ISLAMABAD: Pakistan’s debt burden has risen sharply, pushing the country into what experts are calling a “dangerous debt trap,” according to a new report by the Economic Policy and Business Development (EPBD).
The report reveals that every Pakistani now bears a debt of Rs318,252, a steep rise from Rs90,047 a decade ago—more than a threefold increase. National debt has been growing at an average annual rate of 13 percent, effectively doubling every six years.
Pakistan’s total debt now stands at 70.2 percent of GDP, breaching the 60 percent ceiling set under the Fiscal Responsibility Act.
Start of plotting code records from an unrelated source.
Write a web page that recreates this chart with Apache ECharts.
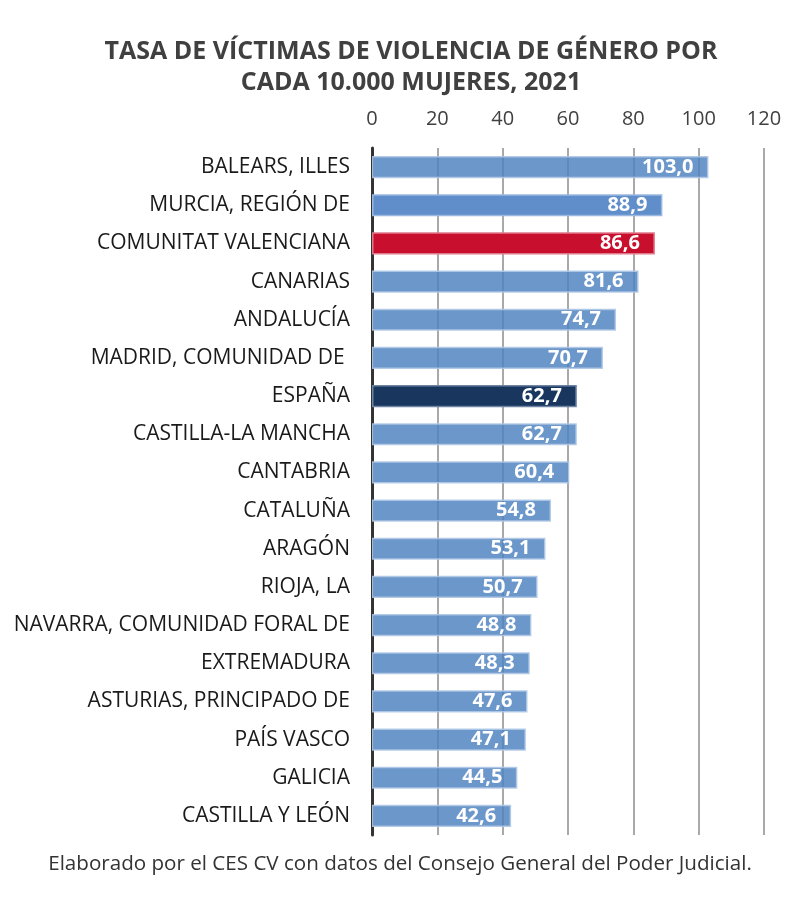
<!DOCTYPE html>
<html lang="es">
<head>
<meta charset="utf-8">
<script src="https://cdn.jsdelivr.net/npm/echarts@6/dist/echarts.min.js"></script>
<style>
  html, body { margin: 0; padding: 0; background: #fff; }
  #chartMain { width: 785px; height: 897px; }
</style>
</head>
<body>
<div id="chartMain"></div>
<script>
    // datos
    var regiones = ['BALEARS, ILLES', 'MURCIA, REGIÓN DE', 'COMUNITAT VALENCIANA', 'CANARIAS', 'ANDALUCÍA',
        'MADRID, COMUNIDAD DE ', 'ESPAÑA', 'CASTILLA-LA MANCHA', 'CANTABRIA', 'CATALUÑA', 'ARAGÓN',
        'RIOJA, LA', 'NAVARRA, COMUNIDAD FORAL DE', 'EXTREMADURA', 'ASTURIAS, PRINCIPADO DE',
        'PAÍS VASCO', 'GALICIA', 'CASTILLA Y LEÓN'];
    var tasas = [103.0, 88.9, 86.6, 81.6, 74.7, 70.7, 62.7, 62.7, 60.4, 54.8, 53.1, 50.7, 48.8, 48.3, 47.6, 47.1, 44.5, 42.6];
    var ticks = [0, 20, 40, 60, 80, 100, 120];

    var estilos = {
        'COMUNITAT VALENCIANA': { color: '#c8102e', borderColor: '#e07a8a' },
        'ESPAÑA': { color: '#18365e', borderColor: '#6d84a3' },
        'MURCIA, REGIÓN DE': { color: '#5f8ecb', borderColor: '#9ab8e0' }
    };

    var datos = regiones.map(function (r, i) {
        var e = estilos[r] || { color: 'rgba(79,131,192,0.84)', borderColor: 'rgba(175,200,230,0.9)' };
        return { value: tasas[i], itemStyle: { color: e.color, borderColor: e.borderColor, borderWidth: 1.5 } };
    });

    var myChart = echarts.init(document.getElementById('chartMain'));
    myChart.setOption({
        animation: false,
        title: [{
            text: 'TASA DE VÍCTIMAS DE VIOLENCIA DE GÉNERO POR\nCADA 10.000 MUJERES, 2021',
            left: 406, top: 31, textAlign: 'center',
            textStyle: { fontFamily: 'Open Sans', fontWeight: 'bold', fontSize: 25, lineHeight: 31, color: '#404040' }
        }, {
            text: 'Elaborado por el CES CV con datos del Consejo General del Poder Judicial.',
            left: 395, top: 849, textAlign: 'center',
            textStyle: { fontFamily: 'Open Sans', fontWeight: 'normal', fontSize: 20.6, color: '#333' }
        }],
        grid: { left: 372, right: 21, top: 148, bottom: 62, containLabel: false },
        xAxis: {
            type: 'value', position: 'top', min: 0, max: 120, interval: 20,
            axisLine: { show: false }, axisTick: { show: false },
            axisLabel: { fontFamily: 'Open Sans', fontSize: 20, color: '#404040', margin: 19,
                formatter: function (v) { return ticks.indexOf(v) >= 0 ? String(v) : ''; } },
            splitLine: { show: true, lineStyle: { color: '#8c8c8c', width: 1.5 } }
        },
        yAxis: {
            type: 'category', data: regiones, inverse: true,
            axisLine: { show: true, lineStyle: { color: '#333', width: 3 } },
            axisTick: { show: false },
            axisLabel: { fontFamily: 'Open Sans', fontSize: 21, color: '#1a1a1a', margin: 22 }
        },
        series: [{
            type: 'bar', data: datos, barWidth: '58%', z: 1,
            label: {
                show: true, position: 'insideRight', distance: 15,
                fontFamily: 'Open Sans', fontWeight: 'bold', fontSize: 20, color: '#fff',
                formatter: function (p) { return p.value.toFixed(1).replace('.', ','); }
            }
        }]
    });
</script>
</body>
</html>
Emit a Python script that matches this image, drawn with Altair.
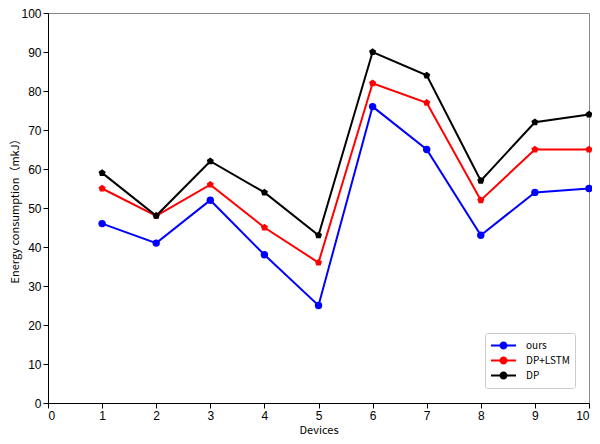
import altair as alt
import pandas as pd

devices = [1, 2, 3, 4, 5, 6, 7, 8, 9, 10]
ours = [46, 41, 52, 38, 25, 76, 65, 43, 54, 55]
dp_lstm = [55, 48, 56, 45, 36, 82, 77, 52, 65, 65]
dp = [59, 48, 62, 54, 43, 90, 84, 57, 72, 74]
series_names = ["ours", "DP+LSTM", "DP"]
series_colors = ["#0000ff", "#ff0000", "#000000"]

rows = []
for name, vals in zip(series_names, [ours, dp_lstm, dp]):
    for d, v in zip(devices, vals):
        rows.append({"Devices": d, "value": v, "series": name, "marker": name})
df = pd.DataFrame(rows)

pentagon = "M0,-1L0.951,-0.309L0.588,0.809L-0.588,0.809L-0.951,-0.309Z"


def ring(r):
    return f"M-{r},0A{r},{r} 0 1,0 {r},0A{r},{r} 0 1,0 -{r},0Z"


# line with a filled marker drawn as concentric rings (stroke only)
legend_sym = "M-2,0L2,0" + "".join(ring(r) for r in [0.48, 0.32, 0.16, 0.04])

x = alt.X("Devices:Q", title="Devices",
          scale=alt.Scale(domain=[0, 10], nice=False),
          axis=alt.Axis(values=list(range(0, 11)), format="d", grid=False,
                        labelFont="Liberation Sans", labelFontSize=12,
                        titleFont="Noto Sans CJK SC", titleFontSize=11,
                        titleFontWeight="normal", titlePadding=3,
                        domainColor="#000", tickColor="#000", tickSize=5,
                        labelColor="#000", titleColor="#000"))
y = alt.Y("value:Q", title="Energy consumption（mkJ）",
          scale=alt.Scale(domain=[0, 100], nice=False),
          axis=alt.Axis(values=list(range(0, 101, 10)), grid=False,
                        labelFont="Liberation Sans", labelFontSize=12,
                        titleFont="Noto Sans CJK SC", titleFontSize=11,
                        titleFontWeight="normal", titlePadding=0,
                        domainColor="#000", tickColor="#000", tickSize=5,
                        labelColor="#000", titleColor="#000"))

color_scale = alt.Scale(domain=series_names, range=series_colors)

lines = alt.Chart(df).mark_line(strokeWidth=2).encode(
    x=x, y=y,
    color=alt.Color("series:N", scale=color_scale, sort=series_names,
                    legend=alt.Legend(title=None, orient="none", legendX=437, legendY=320,
                                      symbolType=legend_sym, symbolSize=156,
                                      symbolStrokeWidth=2, symbolOffset=6,
                                      labelOffset=15, rowPadding=0,
                                      labelFont="Noto Sans CJK SC", labelFontSize=10,
                                      labelColor="#000",
                                      strokeColor="#ccc", fillColor="white",
                                      padding=5, cornerRadius=2)),
)

points = alt.Chart(df).mark_point(filled=True, opacity=1, size=55).encode(
    x=x, y=y,
    color=alt.Color("series:N", scale=color_scale, legend=None),
    shape=alt.Shape("marker:N", scale=alt.Scale(domain=series_names,
                                                 range=["circle", pentagon, pentagon]),
                    legend=None),
)

chart = alt.layer(lines, points).resolve_legend(
    color="independent", shape="independent"
).properties(
    width=541, height=390,
    autosize=alt.AutoSizeParams(type="none"),
    padding={"left": 40, "top": 5, "right": 3, "bottom": 33},
).configure_view(stroke="#888", strokeWidth=1)

chart.save("out.html", embed_options={"renderer": "svg", "actions": False})
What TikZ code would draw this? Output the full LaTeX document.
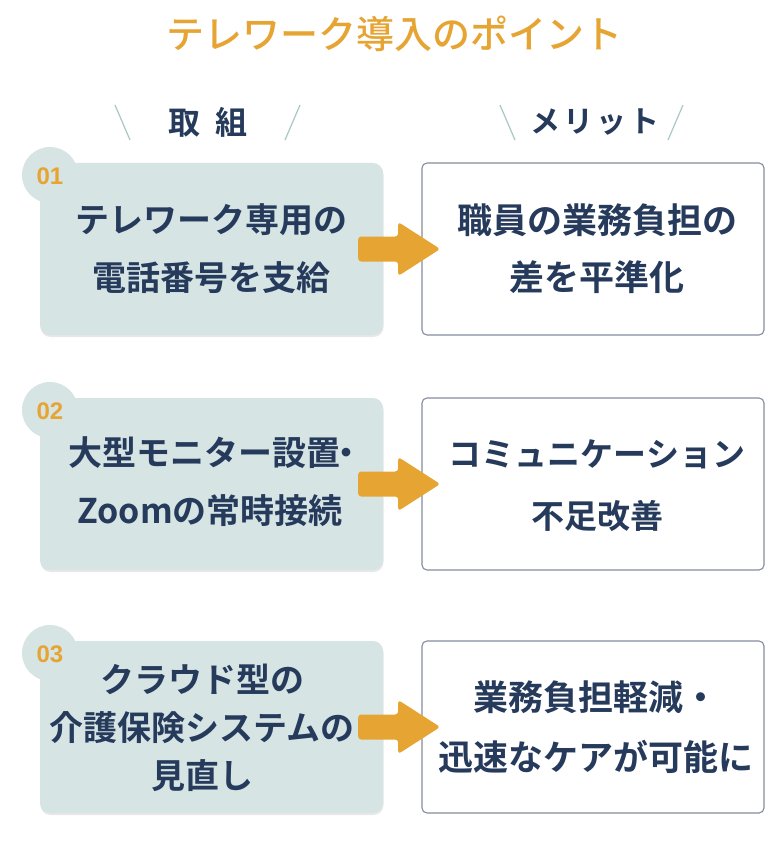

By comparison, India’s debt-to-GDP ratio is 57.1%, Bangladesh’s is 36.4%, while Sri Lanka carries the highest burden in the region at 96.8%.
Debt servicing is becoming increasingly costly, with interest payments consuming 7.7% of the economy. The rupee’s steep depreciation—down 71% since 2020—has further inflated external debt by 88% in local currency terms, the report noted.
The EPBD cautioned that Pakistan’s shrinking fiscal space leaves little room for development spending or infrastructure investment. It argued that imposing more taxes on an already burdened population is not a solution and highlighted the need to expand the tax net while reducing the policy rate from 11% to 9%. The think tank said such measures could save the government Rs1.2 trillion in interest payments, create fiscal space, lower the cost of borrowing, and improve competitiveness for businesses.
“Without strict fiscal discipline and urgent reforms, Pakistan risks sliding into an even deeper economic crisis,” the report warned.